REQUIREMENT: Reproduce the listing below exactly. Pictures do not belong in the copy.

INFORMATION SHOWN:

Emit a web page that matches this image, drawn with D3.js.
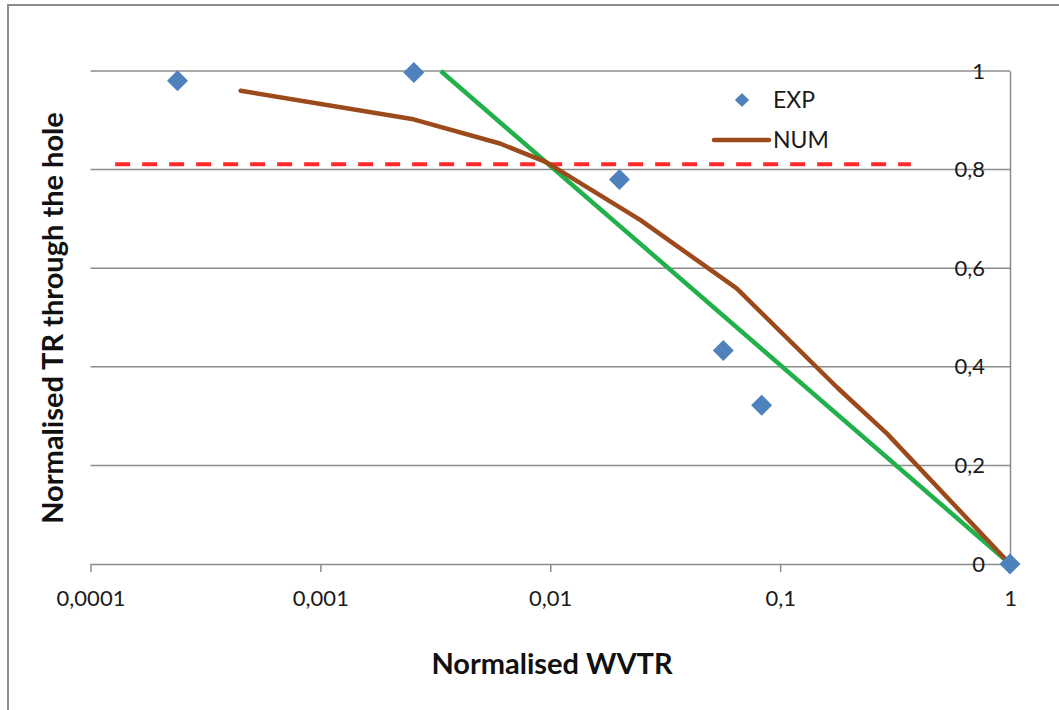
<!DOCTYPE html>
<html lang="en">
<head>
    <meta charset="UTF-8">
    <title>Normalised TR vs WVTR</title>
    <script src="https://d3js.org/d3.v7.min.js"></script>
    <style>
        body{
            margin: 0;
            background-color: white;
            font-family: Lato, "Open Sans", sans-serif;
        }
        svg{
            display: block;
        }
        .tick text{
            font-family: Lato, sans-serif;
            font-size: 22px;
            fill: #1a1a1a;
        }
        .title{
            font-family: Lato, sans-serif;
            font-weight: bold;
            font-size: 29px;
            fill: #111;
        }
    </style>
</head>
<body>
<svg></svg>
<script>
    const width = 1059;
    const height = 710;

    /* experimental points */
    const expX = [0.000239, 0.00255, 0.0200, 0.0566, 0.0831, 1];
    const expY = [0.980, 0.997, 0.780, 0.433, 0.322, 0];

    /* numerical curve */
    const numX = [0.00045, 0.00254, 0.00604, 0.0096, 0.0246, 0.0647, 0.178, 0.291, 1];
    const numY = [0.960, 0.902, 0.853, 0.815, 0.698, 0.559, 0.357, 0.265, 0];

    /* green straight fit */
    const fitX = [0.00334, 1];
    const fitY = [1, 0];

    /* red dashed threshold */
    const limitX = [0.000128, 0.3705];
    const limitY = [0.811, 0.811];

    const xTicks = [0.0001, 0.001, 0.01, 0.1, 1];
    const xTickLabels = ['0,0001', '0,001', '0,01', '0,1', '1'];
    const yTicks = [0, 0.2, 0.4, 0.6, 0.8, 1];
    const yTickLabels = ['0', '0,2', '0,4', '0,6', '0,8', '1'];

    const svg = d3.select('svg')
            .attr('width', width)
            .attr('height', height);

    const x = d3.scaleLog().domain([0.0001, 1]).range([90.5, 1010]);
    const y = d3.scaleLinear().domain([0, 1]).range([564, 71]);

    /* outer frame */
    svg.append('rect')
        .attr('x', 8).attr('y', 5)
        .attr('width', 1070).attr('height', 720)
        .attr('fill', 'none')
        .attr('stroke', '#8c8c8c')
        .attr('stroke-width', 2);

    /* horizontal gridlines */
    svg.append('g')
        .selectAll('line')
        .data(yTicks.slice(1))
        .enter().append('line')
        .attr('x1', x.range()[0]).attr('x2', x.range()[1])
        .attr('y1', d => y(d)).attr('y2', d => y(d))
        .attr('stroke', '#8c8c8c')
        .attr('stroke-width', 1.5);

    /* x axis */
    const xAxis = svg.append('g')
        .attr('transform', `translate(0,${y(0)})`)
        .call(d3.axisBottom(x)
            .tickValues(xTicks)
            .tickFormat((d, i) => xTickLabels[i])
            .tickSizeInner(8)
            .tickSizeOuter(0)
            .tickPadding(18));
    xAxis.select('.domain').attr('stroke', '#8c8c8c').attr('stroke-width', 1.5);
    xAxis.selectAll('.tick line').attr('stroke', '#8c8c8c').attr('stroke-width', 1.5);

    /* y axis on the right, labels to the left of it */
    const yAxis = svg.append('g')
        .attr('transform', `translate(${x.range()[1]},0)`)
        .call(d3.axisLeft(y)
            .tickValues(yTicks)
            .tickFormat((d, i) => yTickLabels[i])
            .tickSize(0)
            .tickPadding(25));
    yAxis.select('.domain').attr('stroke', '#8c8c8c').attr('stroke-width', 1.5);

    /* dashed threshold */
    const line = d3.line().x(d => x(d[0])).y(d => y(d[1]));
    svg.append('path')
        .datum(d3.zip(limitX, limitY))
        .attr('d', line)
        .attr('fill', 'none')
        .attr('stroke', '#ff2a2a')
        .attr('stroke-width', 4)
        .attr('stroke-dasharray', '15,12');

    /* fit line */
    svg.append('path')
        .datum(d3.zip(fitX, fitY))
        .attr('d', line)
        .attr('fill', 'none')
        .attr('stroke', '#22b04b')
        .attr('stroke-width', 4.5);

    /* NUM */
    svg.append('path')
        .datum(d3.zip(numX, numY))
        .attr('d', line)
        .attr('fill', 'none')
        .attr('stroke', '#9c4a1c')
        .attr('stroke-width', 4.5)
        .attr('stroke-linejoin', 'round')
        .attr('stroke-linecap', 'round');

    /* EXP diamonds */
    const diamond = d3.symbol(d3.symbolSquare, 220);
    svg.append('g')
        .selectAll('path')
        .data(d3.zip(expX, expY))
        .enter().append('path')
        .attr('d', diamond)
        .attr('transform', d => `translate(${x(d[0])},${y(d[1])}) rotate(45)`)
        .attr('fill', '#4f81bd');

    /* legend */
    const legend = svg.append('g');
    legend.append('path')
        .attr('d', d3.symbol(d3.symbolSquare, 100))
        .attr('transform', 'translate(742,100) rotate(45)')
        .attr('fill', '#4f81bd');
    legend.append('text')
        .attr('x', 773).attr('y', 100).attr('dy', '0.35em')
        .style('font-size', '23px').style('fill', '#1a1a1a')
        .text('EXP');
    legend.append('line')
        .attr('x1', 714).attr('x2', 769)
        .attr('y1', 140).attr('y2', 140)
        .attr('stroke', '#9c4a1c')
        .attr('stroke-width', 4.5)
        .attr('stroke-linecap', 'round');
    legend.append('text')
        .attr('x', 773).attr('y', 140).attr('dy', '0.35em')
        .style('font-size', '23px').style('fill', '#1a1a1a')
        .text('NUM');

    /* axis titles */
    svg.append('text')
        .attr('class', 'title')
        .attr('x', 552).attr('y', 674)
        .attr('text-anchor', 'middle')
        .text('Normalised WVTR');
    svg.append('text')
        .attr('class', 'title')
        .attr('transform', 'translate(63,318) rotate(-90)')
        .attr('text-anchor', 'middle')
        .text('Normalised TR through the hole');
</script>
</body>
</html>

WRITTEN RESPONSE:
Emit a web page that matches this image, drawn with D3.js.
<!DOCTYPE html>
<html lang="en">
<head>
    <meta charset="UTF-8">
    <title>Normalised TR vs WVTR</title>
    <script src="https://d3js.org/d3.v7.min.js"></script>
    <style>
        body{
            margin: 0;
            background-color: white;
            font-family: Lato, "Open Sans", sans-serif;
        }
        svg{
            display: block;
        }
        .tick text{
            font-family: Lato, sans-serif;
            font-size: 22px;
            fill: #1a1a1a;
        }
        .title{
            font-family: Lato, sans-serif;
            font-weight: bold;
            font-size: 29px;
            fill: #111;
        }
    </style>
</head>
<body>
<svg></svg>
<script>
    const width = 1059;
    const height = 710;

    /* experimental points */
    const expX = [0.000239, 0.00255, 0.0200, 0.0566, 0.0831, 1];
    const expY = [0.980, 0.997, 0.780, 0.433, 0.322, 0];

    /* numerical curve */
    const numX = [0.00045, 0.00254, 0.00604, 0.0096, 0.0246, 0.0647, 0.178, 0.291, 1];
    const numY = [0.960, 0.902, 0.853, 0.815, 0.698, 0.559, 0.357, 0.265, 0];

    /* green straight fit */
    const fitX = [0.00334, 1];
    const fitY = [1, 0];

    /* red dashed threshold */
    const limitX = [0.000128, 0.3705];
    const limitY = [0.811, 0.811];

    const xTicks = [0.0001, 0.001, 0.01, 0.1, 1];
    const xTickLabels = ['0,0001', '0,001', '0,01', '0,1', '1'];
    const yTicks = [0, 0.2, 0.4, 0.6, 0.8, 1];
    const yTickLabels = ['0', '0,2', '0,4', '0,6', '0,8', '1'];

    const svg = d3.select('svg')
            .attr('width', width)
            .attr('height', height);

    const x = d3.scaleLog().domain([0.0001, 1]).range([90.5, 1010]);
    const y = d3.scaleLinear().domain([0, 1]).range([564, 71]);

    /* outer frame */
    svg.append('rect')
        .attr('x', 8).attr('y', 5)
        .attr('width', 1070).attr('height', 720)
        .attr('fill', 'none')
        .attr('stroke', '#8c8c8c')
        .attr('stroke-width', 2);

    /* horizontal gridlines */
    svg.append('g')
        .selectAll('line')
        .data(yTicks.slice(1))
        .enter().append('line')
        .attr('x1', x.range()[0]).attr('x2', x.range()[1])
        .attr('y1', d => y(d)).attr('y2', d => y(d))
        .attr('stroke', '#8c8c8c')
        .attr('stroke-width', 1.5);

    /* x axis */
    const xAxis = svg.append('g')
        .attr('transform', `translate(0,${y(0)})`)
        .call(d3.axisBottom(x)
            .tickValues(xTicks)
            .tickFormat((d, i) => xTickLabels[i])
            .tickSizeInner(8)
            .tickSizeOuter(0)
            .tickPadding(18));
    xAxis.select('.domain').attr('stroke', '#8c8c8c').attr('stroke-width', 1.5);
    xAxis.selectAll('.tick line').attr('stroke', '#8c8c8c').attr('stroke-width', 1.5);

    /* y axis on the right, labels to the left of it */
    const yAxis = svg.append('g')
        .attr('transform', `translate(${x.range()[1]},0)`)
        .call(d3.axisLeft(y)
            .tickValues(yTicks)
            .tickFormat((d, i) => yTickLabels[i])
            .tickSize(0)
            .tickPadding(25));
    yAxis.select('.domain').attr('stroke', '#8c8c8c').attr('stroke-width', 1.5);

    /* dashed threshold */
    const line = d3.line().x(d => x(d[0])).y(d => y(d[1]));
    svg.append('path')
        .datum(d3.zip(limitX, limitY))
        .attr('d', line)
        .attr('fill', 'none')
        .attr('stroke', '#ff2a2a')
        .attr('stroke-width', 4)
        .attr('stroke-dasharray', '15,12');

    /* fit line */
    svg.append('path')
        .datum(d3.zip(fitX, fitY))
        .attr('d', line)
        .attr('fill', 'none')
        .attr('stroke', '#22b04b')
        .attr('stroke-width', 4.5);

    /* NUM */
    svg.append('path')
        .datum(d3.zip(numX, numY))
        .attr('d', line)
        .attr('fill', 'none')
        .attr('stroke', '#9c4a1c')
        .attr('stroke-width', 4.5)
        .attr('stroke-linejoin', 'round')
        .attr('stroke-linecap', 'round');

    /* EXP diamonds */
    const diamond = d3.symbol(d3.symbolSquare, 220);
    svg.append('g')
        .selectAll('path')
        .data(d3.zip(expX, expY))
        .enter().append('path')
        .attr('d', diamond)
        .attr('transform', d => `translate(${x(d[0])},${y(d[1])}) rotate(45)`)
        .attr('fill', '#4f81bd');

    /* legend */
    const legend = svg.append('g');
    legend.append('path')
        .attr('d', d3.symbol(d3.symbolSquare, 100))
        .attr('transform', 'translate(742,100) rotate(45)')
        .attr('fill', '#4f81bd');
    legend.append('text')
        .attr('x', 773).attr('y', 100).attr('dy', '0.35em')
        .style('font-size', '23px').style('fill', '#1a1a1a')
        .text('EXP');
    legend.append('line')
        .attr('x1', 714).attr('x2', 769)
        .attr('y1', 140).attr('y2', 140)
        .attr('stroke', '#9c4a1c')
        .attr('stroke-width', 4.5)
        .attr('stroke-linecap', 'round');
    legend.append('text')
        .attr('x', 773).attr('y', 140).attr('dy', '0.35em')
        .style('font-size', '23px').style('fill', '#1a1a1a')
        .text('NUM');

    /* axis titles */
    svg.append('text')
        .attr('class', 'title')
        .attr('x', 552).attr('y', 674)
        .attr('text-anchor', 'middle')
        .text('Normalised WVTR');
    svg.append('text')
        .attr('class', 'title')
        .attr('transform', 'translate(63,318) rotate(-90)')
        .attr('text-anchor', 'middle')
        .text('Normalised TR through the hole');
</script>
</body>
</html>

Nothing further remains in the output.